(Dataset records)
"""

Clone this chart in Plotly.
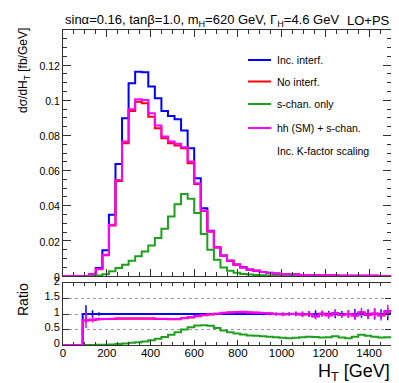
import numpy as np
import plotly.graph_objects as go

# ---- data (30 GeV bins, 0-1500 GeV) ----
BIN_WIDTH = 30
HT_MAX = 1500

xs_inc_interf = [
    0, 0, 0, 0, 0.0008, 0.0045, 0.0146, 0.0348, 0.0638, 0.0898,
    0.1097, 0.1163, 0.1159, 0.1078, 0.1011, 0.0939, 0.0911, 0.0892, 0.0828, 0.0727,
    0.0557, 0.0386, 0.0257, 0.0163, 0.0116, 0.0087, 0.0065, 0.0050, 0.0037, 0.0030,
    0.0023, 0.0018, 0.0014, 0.0011, 0.0009, 0.0008, 0.0006, 0.0005, 0.0004, 0.00035,
    0.0003, 0.00025, 0.0002, 0.00017, 0.00014, 0.00012, 0.0001, 0.00008, 0.00007, 0.00006,
]
xs_no_interf = [
    0, 0, 0, 0, 0.0010, 0.0038, 0.0118, 0.0288, 0.0540, 0.0755,
    0.0939, 0.0992, 0.0983, 0.0907, 0.0841, 0.0784, 0.0756, 0.0742, 0.0727, 0.0642,
    0.0523, 0.0370, 0.0252, 0.0162, 0.0115, 0.0087, 0.0064, 0.0049, 0.0036, 0.0030,
    0.0023, 0.0017, 0.0013, 0.0010, 0.0009, 0.0008, 0.0006, 0.0005, 0.0004, 0.00035,
    0.0003, 0.00025, 0.0002, 0.00017, 0.00014, 0.00012, 0.0001, 0.00008, 0.00007, 0.00006,
]
xs_schan = [
    0, 0, 0, 0, 0, 0.0003, 0.0010, 0.0027, 0.0045, 0.0064,
    0.0087, 0.0112, 0.0140, 0.0174, 0.0216, 0.0269, 0.0339, 0.0409, 0.0466, 0.0439,
    0.0358, 0.0239, 0.0150, 0.0093, 0.0049, 0.0030, 0.0019, 0.0012, 0.0008, 0.0006,
    0.0004, 0.0003, 0.00025, 0.0002, 0.00015, 0.00012, 0.0001, 0.00008, 0.00006, 0.00005,
    0.00004, 0.00003, 0.00003, 0.00002, 0.00002, 0.00002, 0.00002, 0.00001, 0.00001, 0.00001,
]
xs_hh_schan = [
    0, 0, 0, 0, 0.0011, 0.0040, 0.0121, 0.0292, 0.0547, 0.0765,
    0.0949, 0.1006, 0.1002, 0.0926, 0.0856, 0.0794, 0.0765, 0.0752, 0.0733, 0.0652,
    0.0528, 0.0373, 0.0254, 0.0163, 0.0115, 0.0087, 0.0064, 0.0049, 0.0036, 0.0030,
    0.0023, 0.0017, 0.0013, 0.0010, 0.0009, 0.0008, 0.0006, 0.0005, 0.0004, 0.00035,
    0.0003, 0.00025, 0.0002, 0.00017, 0.00014, 0.00012, 0.0001, 0.00008, 0.00007, 0.00006,
]

# ratio to "Inc. interf."
ratio_inc = [0, 0, 0] + [1.0] * 47
ratio_inc_err = [
    0, 0, 0, 0.28, 0.12, 0.06, 0.02, 0.01, 0.01, 0.01,
    0.01, 0.01, 0.01, 0.01, 0.01, 0.01, 0.01, 0.01, 0.01, 0.01,
    0.01, 0.02, 0.02, 0.02, 0.02, 0.02, 0.03, 0.03, 0.03, 0.03,
    0.04, 0.04, 0.05, 0.05, 0.06, 0.07, 0.08, 0.1, 0.12, 0.08,
    0.1, 0.14, 0.1, 0.12, 0.16, 0.12, 0.15, 0.18, 0.15, 0.2,
]
ratio_no = [
    0, 0, 0, 0.79, 0.81, 0.83, 0.84, 0.84, 0.85, 0.85,
    0.85, 0.85, 0.85, 0.85, 0.84, 0.84, 0.83, 0.83, 0.86, 0.89,
    0.93, 0.96, 0.98, 1.01, 1.03, 1.05, 1.06, 1.06, 1.05, 1.04,
    1.03, 1.02, 1.0, 0.99, 1.0, 1.0, 0.98, 0.99, 0.93, 1.0,
    0.96, 1.02, 0.97, 0.99, 0.95, 1.04, 0.97, 1.01, 0.96, 1.07,
]
ratio_hh = [
    0, 0, 0, 0.80, 0.82, 0.84, 0.84, 0.85, 0.86, 0.86,
    0.86, 0.86, 0.86, 0.86, 0.85, 0.85, 0.84, 0.84, 0.87, 0.90,
    0.94, 0.97, 0.99, 1.01, 1.04, 1.05, 1.06, 1.07, 1.05, 1.04,
    1.03, 1.02, 1.0, 0.99, 1.0, 1.01, 0.98, 1.0, 0.92, 1.02,
    0.96, 1.03, 0.97, 1.0, 0.95, 1.06, 0.98, 1.02, 0.95, 1.1,
]
ratio_hh_err = [
    0, 0, 0, 0.25, 0.1, 0.05, 0.02, 0.01, 0.01, 0.01,
    0.01, 0.01, 0.01, 0.01, 0.01, 0.01, 0.01, 0.01, 0.01, 0.01,
    0.01, 0.02, 0.02, 0.02, 0.03, 0.03, 0.03, 0.03, 0.04, 0.04,
    0.04, 0.05, 0.05, 0.06, 0.06, 0.07, 0.08, 0.1, 0.1, 0.09,
    0.11, 0.12, 0.1, 0.13, 0.14, 0.14, 0.15, 0.17, 0.16, 0.2,
]
ratio_schan = [
    0, 0, 0, 0, 0, 0.005, 0.01, 0.02, 0.03, 0.05,
    0.07, 0.09, 0.11, 0.15, 0.20, 0.26, 0.33, 0.41, 0.50, 0.57,
    0.63, 0.64, 0.62, 0.55, 0.47, 0.41, 0.37, 0.34, 0.31, 0.30,
    0.28, 0.27, 0.25, 0.23, 0.22, 0.23, 0.25, 0.27, 0.26, 0.24,
    0.25, 0.28, 0.24, 0.22, 0.27, 0.33, 0.30, 0.27, 0.24, 0.25,
]

labels = ["Inc. interf.", "No interf.", "s-chan. only", "hh (SM) + s-chan."]
colors = ["#0000ff", "#ff0000", "#1ea01e", "#ff00ff"]

W, H = 399, 383
FONT = "Liberation Sans, Arial, sans-serif"


def fx(px):
    return px / W


def fy(py):
    return 1 - py / H


edges = np.arange(0, HT_MAX + BIN_WIDTH, BIN_WIDTH)
centres = edges[:-1] + BIN_WIDTH / 2


def step_trace(vals, color, xaxis, yaxis):
    y = list(vals) + [vals[-1]]
    return go.Scatter(x=edges, y=y, mode="lines", line=dict(color=color, width=2, shape="hv"),
                      xaxis=xaxis, yaxis=yaxis, showlegend=False, hoverinfo="skip")


fig = go.Figure()

main_series = [xs_inc_interf, xs_no_interf, xs_schan, xs_hh_schan]
for vals, col in zip(main_series, colors):
    fig.add_trace(step_trace(vals, col, "x", "y"))

ratio_series = [ratio_inc, ratio_no, ratio_schan, ratio_hh]
for vals, col in zip(ratio_series, colors):
    fig.add_trace(step_trace(vals, col, "x2", "y2"))

# ratio error bars
for vals, err, col in [(ratio_inc, ratio_inc_err, colors[0]), (ratio_hh, ratio_hh_err, colors[3])]:
    fig.add_trace(go.Scatter(
        x=centres, y=vals, mode="markers", marker=dict(size=1, color=col),
        error_y=dict(type="data", array=err, visible=True, color=col, thickness=1.5, width=0),
        xaxis="x2", yaxis="y2", showlegend=False, hoverinfo="skip"))

frame = dict(showline=True, linecolor="#333", linewidth=1, mirror="ticks",
             ticks="inside", tickcolor="#333", zeroline=False)

fig.update_layout(
    width=W, height=H,
    margin=dict(l=0, r=0, t=0, b=0, autoexpand=False),
    paper_bgcolor="white", plot_bgcolor="white",
    font=dict(family=FONT, color="black", size=10),
    xaxis=dict(domain=[fx(55), fx(383)], range=[0, HT_MAX], anchor="y",
               showticklabels=False, dtick=200, ticklen=7, showgrid=False,
               minor=dict(dtick=50, ticklen=4, ticks="inside", tickcolor="#333"), **frame),
    yaxis=dict(domain=[fy(268), fy(22)], range=[0, 0.14], anchor="x",
               tickvals=[0, 0.02, 0.04, 0.06, 0.08, 0.1, 0.12],
               ticktext=["0", "0.02", "0.04", "0.06", "0.08", "0.1", "0.12"],
               ticklen=8, tickfont=dict(size=10.5), showgrid=False, ticklabelshift=1,
               minor=dict(dtick=0.005, ticklen=4, ticks="inside", tickcolor="#333"), **frame),
    xaxis2=dict(domain=[fx(55), fx(383)], range=[0, HT_MAX], anchor="y2",
                dtick=200, ticklen=5, tickfont=dict(size=11.5), showgrid=False,
                ticklabelstandoff=-3,
                minor=dict(dtick=50, ticklen=3, ticks="inside", tickcolor="#333"), **frame),
    yaxis2=dict(domain=[fy(337), fy(275)], range=[0, 2], anchor="x2",
                tickvals=[0, 0.5, 1, 1.5, 2], ticktext=["0", "0.5", "1", "1.5", "2"],
                ticklen=6, tickfont=dict(size=11), ticklabelshift=-2,
                showgrid=True, gridcolor="#999", griddash="dot", gridwidth=1, **frame),
)

ann = [
    dict(text="sinα=0.16, tanβ=1.0, m<sub>H</sub>=620 GeV, Γ<sub>H</sub>=4.6 GeV",
         x=fx(55), y=fy(12), xanchor="left", yanchor="middle", font=dict(size=13)),
    dict(text="LO+PS", x=fx(384), y=fy(12), xanchor="right", yanchor="middle", font=dict(size=13)),
    dict(text="dσ/dH<sub>T</sub> [fb/GeV]", x=fx(16), y=fy(63), textangle=-90,
         xanchor="center", yanchor="middle", font=dict(size=12)),
    dict(text="Ratio", x=fx(15), y=fy(292), textangle=-90,
         xanchor="center", yanchor="middle", font=dict(size=14)),
    dict(text="H<sub>T</sub> [GeV]", x=fx(384), y=fy(364), xanchor="right", yanchor="middle",
         font=dict(size=18)),
    dict(text="Inc. K-factor scaling", x=fx(267), y=fy(143), xanchor="left", yanchor="middle",
         font=dict(size=10.5)),
]

# legend drawn by hand to match the ROOT layout
leg_rows = [52, 73.5, 96, 120]
shapes = []
for lab, col, ry in zip(labels, colors, leg_rows):
    shapes.append(dict(type="line", xref="paper", yref="paper", x0=fx(240), x1=fx(263),
                       y0=fy(ry), y1=fy(ry), line=dict(color=col, width=2)))
    ann.append(dict(text=lab, x=fx(267), y=fy(ry), xanchor="left", yanchor="middle",
                    font=dict(size=10.5)))

for a in ann:
    a.update(xref="paper", yref="paper", showarrow=False)

fig.update_layout(annotations=ann, shapes=shapes)

fig.write_html("out.html")
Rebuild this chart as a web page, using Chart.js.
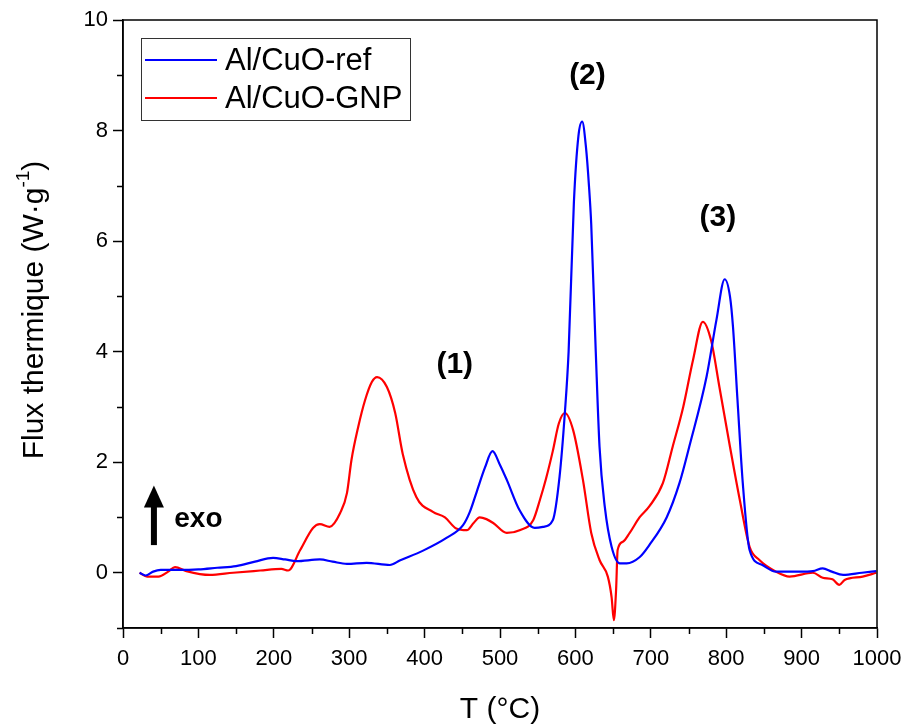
<!DOCTYPE html>
<html>
<head>
<meta charset="utf-8">
<script src="https://cdn.jsdelivr.net/npm/chart.js@4.4.1/dist/chart.umd.min.js"></script>
<style>
  html, body { margin: 0; padding: 0; background: #fff; }
  #wrap { width: 907px; height: 727px; }
</style>
</head>
<body>
<div id="wrap"><canvas id="c" width="907" height="727"></canvas></div>
<script>
// ---- data ----
const seriesLabels = ['Al/CuO-ref', 'Al/CuO-GNP'];
const tempRef = [22, 30, 40, 50, 75, 100, 125, 150, 175, 199, 215, 230, 261, 278, 297, 323, 354, 367, 398, 429, 451, 460, 469, 480, 490, 500, 509, 526, 546, 557, 570, 579, 586, 591, 598, 604, 609, 614, 618, 621, 627, 632, 639, 648, 659, 668, 685, 698, 721, 738, 751, 774, 787, 798, 805, 809, 815, 822, 831, 848, 866, 897, 915, 928, 940, 955, 980, 999];
const fluxRef = [0.0, -0.05, 0.02, 0.05, 0.05, 0.06, 0.09, 0.12, 0.2, 0.27, 0.24, 0.21, 0.24, 0.2, 0.16, 0.18, 0.14, 0.22, 0.4, 0.63, 0.86, 1.1, 1.46, 1.9, 2.2, 1.95, 1.68, 1.13, 0.81, 0.83, 0.95, 1.74, 2.89, 4.0, 6.7, 7.9, 8.16, 7.7, 7.0, 6.3, 4.0, 2.28, 1.19, 0.47, 0.17, 0.17, 0.28, 0.5, 1.0, 1.62, 2.28, 3.55, 4.57, 5.31, 5.0, 4.45, 3.12, 1.62, 0.41, 0.14, 0.02, 0.02, 0.03, 0.08, 0.02, -0.04, 0.0, 0.03];
const tempGnp = [22, 32, 47, 60, 69, 84, 115, 146, 182, 210, 219, 235, 252, 261, 274, 288, 297, 303, 312, 321, 330, 337, 350, 361, 371, 389, 411, 427, 442, 456, 465, 473, 482, 491, 509, 526, 544, 553, 561, 570, 578, 586, 597, 610, 621, 632, 643, 648, 651, 654, 656, 663, 672, 685, 698, 716, 729, 743, 756, 769, 780, 791, 805, 818, 831, 844, 866, 884, 915, 928, 941, 950, 957, 981, 999];
const fluxGnp = [0.0, -0.07, -0.07, 0.02, 0.1, 0.03, -0.04, 0.0, 0.04, 0.07, 0.04, 0.41, 0.81, 0.88, 0.83, 1.08, 1.44, 2.04, 2.64, 3.12, 3.45, 3.54, 3.36, 2.89, 2.15, 1.37, 1.1, 1.0, 0.8, 0.77, 0.9, 1.0, 0.97, 0.9, 0.72, 0.77, 0.95, 1.32, 1.7, 2.2, 2.7, 2.89, 2.58, 1.68, 0.72, 0.23, -0.07, -0.44, -0.86, -0.3, 0.41, 0.56, 0.72, 1.0, 1.2, 1.62, 2.28, 3.0, 3.85, 4.54, 4.2, 3.36, 2.28, 1.32, 0.47, 0.23, 0.02, -0.07, 0.0, -0.09, -0.12, -0.22, -0.13, -0.07, 0.0];
const xTickValues = [0, 100, 200, 300, 400, 500, 600, 700, 800, 900, 1000];
const yTickValues = [0, 2, 4, 6, 8, 10];
const peakLabels = ['(1)', '(2)', '(3)'];
const xTitle = 'T (°C)';
const yTitleMain = 'Flux thermique (W·g';
const yTitleSup = '-1';
const yTitleEnd = ')';
const exoLabel = 'exo';

const FONT = '"Liberation Sans", Arial, Helvetica, sans-serif';

function pts(xs, ys) { return xs.map((x, i) => ({ x: x, y: ys[i] })); }

const framePlugin = {
  id: 'frame',
  afterDraw(chart) {
    const ctx = chart.ctx;
    const a = chart.chartArea;
    const xs = chart.scales.x, ys = chart.scales.y;
    ctx.save();
    ctx.strokeStyle = '#000';
    ctx.lineWidth = 1.5;
    ctx.strokeRect(a.left, a.top, a.right - a.left, a.bottom - a.top);
    // minor ticks
    ctx.beginPath();
    for (let i = 0; i < xTickValues.length - 1; i++) {
      const v = (xTickValues[i] + xTickValues[i + 1]) / 2;
      const px = Math.round(xs.getPixelForValue(v)) + 0.5;
      ctx.moveTo(px, a.bottom); ctx.lineTo(px, a.bottom + 6);
    }
    const yMinor = [-1];
    for (let i = 0; i < yTickValues.length - 1; i++) yMinor.push((yTickValues[i] + yTickValues[i + 1]) / 2);
    yMinor.forEach(v => {
      const py = Math.round(ys.getPixelForValue(v)) + 0.5;
      ctx.moveTo(a.left, py); ctx.lineTo(a.left - 6, py);
    });
    ctx.stroke();

    // y title with superscript
    ctx.fillStyle = '#000';
    ctx.save();
    const cx = 35, cy = (a.top + a.bottom) / 2 - 14;
    ctx.translate(cx, cy);
    ctx.rotate(-Math.PI / 2);
    ctx.font = '30px ' + FONT;
    const w1 = ctx.measureText(yTitleMain).width;
    ctx.font = '19px ' + FONT;
    const w2 = ctx.measureText(yTitleSup).width;
    ctx.font = '30px ' + FONT;
    const w3 = ctx.measureText(yTitleEnd).width;
    const total = w1 + w2 + w3;
    let x0 = -total / 2;
    ctx.textBaseline = 'middle';
    ctx.textAlign = 'left';
    ctx.fillText(yTitleMain, x0, 0);
    ctx.font = '19px ' + FONT;
    ctx.fillText(yTitleSup, x0 + w1, -11);
    ctx.font = '30px ' + FONT;
    ctx.fillText(yTitleEnd, x0 + w1 + w2, 0);
    ctx.restore();

    // peak annotations
    ctx.font = 'bold 30px ' + FONT;
    ctx.textAlign = 'center';
    ctx.textBaseline = 'middle';
    const peakPos = [[440, 3.76], [616, 9.0], [789, 6.42]];
    peakLabels.forEach((t, i) => {
      ctx.fillText(t, xs.getPixelForValue(peakPos[i][0]), ys.getPixelForValue(peakPos[i][1]));
    });

    // exo arrow
    const ax = xs.getPixelForValue(41);
    const yb = ys.getPixelForValue(0.5);
    const yt = ys.getPixelForValue(1.58);
    ctx.fillRect(ax - 3, yt + 18, 6, yb - yt - 18);
    ctx.beginPath();
    ctx.moveTo(ax, yt);
    ctx.lineTo(ax + 10, yt + 22);
    ctx.lineTo(ax - 10, yt + 22);
    ctx.closePath();
    ctx.fill();
    ctx.font = 'bold 28px ' + FONT;
    ctx.textAlign = 'left';
    ctx.fillText(exoLabel, xs.getPixelForValue(68), ys.getPixelForValue(0.97));

    // legend
    const lx = a.left + 18, ly = a.top + 18, lw = 269, lh = 82;
    ctx.lineWidth = 1;
    ctx.strokeStyle = '#333';
    ctx.strokeRect(lx + 0.5, ly + 0.5, lw, lh);
    ctx.font = '31px ' + FONT;
    ctx.textBaseline = 'middle';
    chart.data.datasets.forEach((ds, i) => {
      const yy = ly + 22 + i * 38;
      ctx.strokeStyle = ds.borderColor;
      ctx.lineWidth = 2;
      ctx.beginPath();
      ctx.moveTo(lx + 4, yy); ctx.lineTo(lx + 76, yy);
      ctx.stroke();
      ctx.fillStyle = '#000';
      ctx.fillText(ds.label, lx + 84, yy + 1);
    });
    ctx.restore();
  }
};

new Chart(document.getElementById('c'), {
  type: 'line',
  data: {
    datasets: [
      { label: seriesLabels[0], data: pts(tempRef, fluxRef), borderColor: '#0000ff', borderWidth: 2.2, pointRadius: 0, cubicInterpolationMode: 'monotone', fill: false },
      { label: seriesLabels[1], data: pts(tempGnp, fluxGnp), borderColor: '#ff0000', borderWidth: 2.2, pointRadius: 0, cubicInterpolationMode: 'monotone', fill: false }
    ]
  },
  options: {
    responsive: false,
    animation: false,
    layout: { padding: { top: 20, right: 30, left: 0, bottom: 0 } },
    plugins: { legend: { display: false }, tooltip: { enabled: false } },
    scales: {
      x: {
        type: 'linear', min: 0, max: 1000,
        afterFit(s) { s.height = 99; s.paddingLeft = 0; s.paddingRight = 0; },
        afterBuildTicks(s) { s.ticks = xTickValues.map(v => ({ value: v })); },
        grid: { display: true, drawOnChartArea: false, drawTicks: true, tickLength: 10, tickColor: '#000', tickWidth: 1.5 },
        border: { display: true, color: '#000', width: 1.5 },
        ticks: { color: '#000', font: { family: FONT, size: 22 }, padding: 8, maxRotation: 0, autoSkip: false, callback: v => String(v) },
        title: { display: true, text: xTitle, color: '#000', font: { family: FONT, size: 30, lineHeight: 1 }, padding: { top: 0, bottom: 2 } }
      },
      y: {
        type: 'linear', min: -1, max: 10,
        afterFit(s) { s.width = 123; s.paddingTop = 0; s.paddingBottom = 0; },
        afterBuildTicks(s) { s.ticks = yTickValues.map(v => ({ value: v })); },
        grid: { display: true, drawOnChartArea: false, drawTicks: true, tickLength: 10, tickColor: '#000', tickWidth: 1.5 },
        border: { display: true, color: '#000', width: 1.5 },
        ticks: { color: '#000', font: { family: FONT, size: 22 }, padding: 5, autoSkip: false, callback: v => String(v) }
      }
    }
  },
  plugins: [framePlugin]
});
</script>
</body>
</html>
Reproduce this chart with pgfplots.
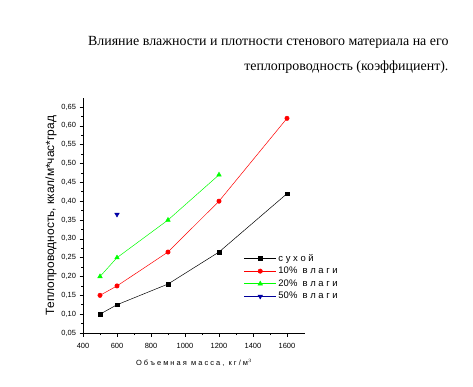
\documentclass[border=0pt]{standalone}
\usepackage{pgfplots}
\pgfplotsset{compat=1.18}
\usepackage{fontspec}
\setmainfont{Liberation Serif}
\newfontfamily\arialf{Liberation Sans}
\begin{document}
\begin{tikzpicture}[x=1bp,y=1bp]
\path[use as bounding box] (0,0) rectangle (473,386);
\node[anchor=east,font=\fontsize{14}{16}\selectfont] at (452,344) {Влияние влажности и плотности стенового материала на его};
\node[anchor=east,font=\fontsize{14}{16}\selectfont] at (452,319) {теплопроводность (коэффициент).};
\begin{axis}[
  at={(83bp,53bp)}, anchor=origin,
  scale only axis, width=222bp, height=235bp,
  xmin=400, xmax=1706, ymin=0.05, ymax=0.674,
  axis lines*=left,
  axis line style={line width=0.8pt, -},
  xtick={400,600,...,1600},
  ytick={0.05,0.10,...,0.66},
  minor x tick num=1, minor y tick num=1,
  tick align=outside,
  major tick length=3.5bp, minor tick length=2bp,
  tick style={black, line width=0.6pt},
  ticklabel style={font=\arialf\fontsize{7.5}{8}\selectfont},
  xticklabel style={yshift=-3bp},
  /pgf/number format/assume math mode=true,
  yticklabel style={/pgf/number format/.cd, fixed, fixed zerofill, precision=2, use comma},
  xticklabel style={/pgf/number format/.cd, fixed, 1000 sep={}},
  scaled y ticks=false,
  xlabel={\arialf\fontsize{7.5}{9}\selectfont О б ъ е м н а я\ \ м а с с а ,\ \ к г / м$^{3}$},
  ylabel={\arialf\fontsize{12}{13}\selectfont Теплопроводность, ккал/м*час*град},
  xlabel style={yshift=-4bp},
  ylabel style={yshift=-2bp},
  legend style={draw=none, fill=none, at={(axis cs:1340,0.268)}, anchor=north west,
    font=\arialf\fontsize{9.5}{11}\selectfont, row sep=0.5bp, inner sep=1pt},
  legend cell align=left,
  legend image code/.code={
    \draw[mark repeat=2,mark phase=2] plot coordinates {(0bp,0bp) (16bp,0bp) (32bp,0bp)};
  },
  every axis plot/.append style={line width=0.5pt, mark size=2bp},
]
\addplot[black, mark=square*, mark size=1.8bp, mark options={fill=black}] coordinates {(500,0.10) (600,0.125) (900,0.18) (1200,0.265) (1600,0.42)};
\addlegendentry{с у х о й}
\addplot[red, mark=*, mark size=2.2bp, mark options={fill=red}] coordinates {(500,0.15) (600,0.175) (900,0.265) (1200,0.40) (1600,0.62)};
\addlegendentry{10\%\ \ в л а г и}
\addplot[green, mark=triangle*, mark size=2.6bp, mark options={fill=green}] coordinates {(500,0.20) (600,0.25) (900,0.35) (1200,0.47)};
\addlegendentry{20\%\ \ в л а г и}
\addplot[blue!60!black, mark=triangle*, mark size=2.6bp, mark options={rotate=180, fill=blue!70!black}] coordinates {(600,0.365)};
\addlegendentry{50\%\ \ в л а г и}
\end{axis}
\end{tikzpicture}
\end{document}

"""

(Task)
Copy out each line in the preceding records that contains "with".

(Exercise solution)
    // y title with superscript
Reproduce this chart with pgfplots.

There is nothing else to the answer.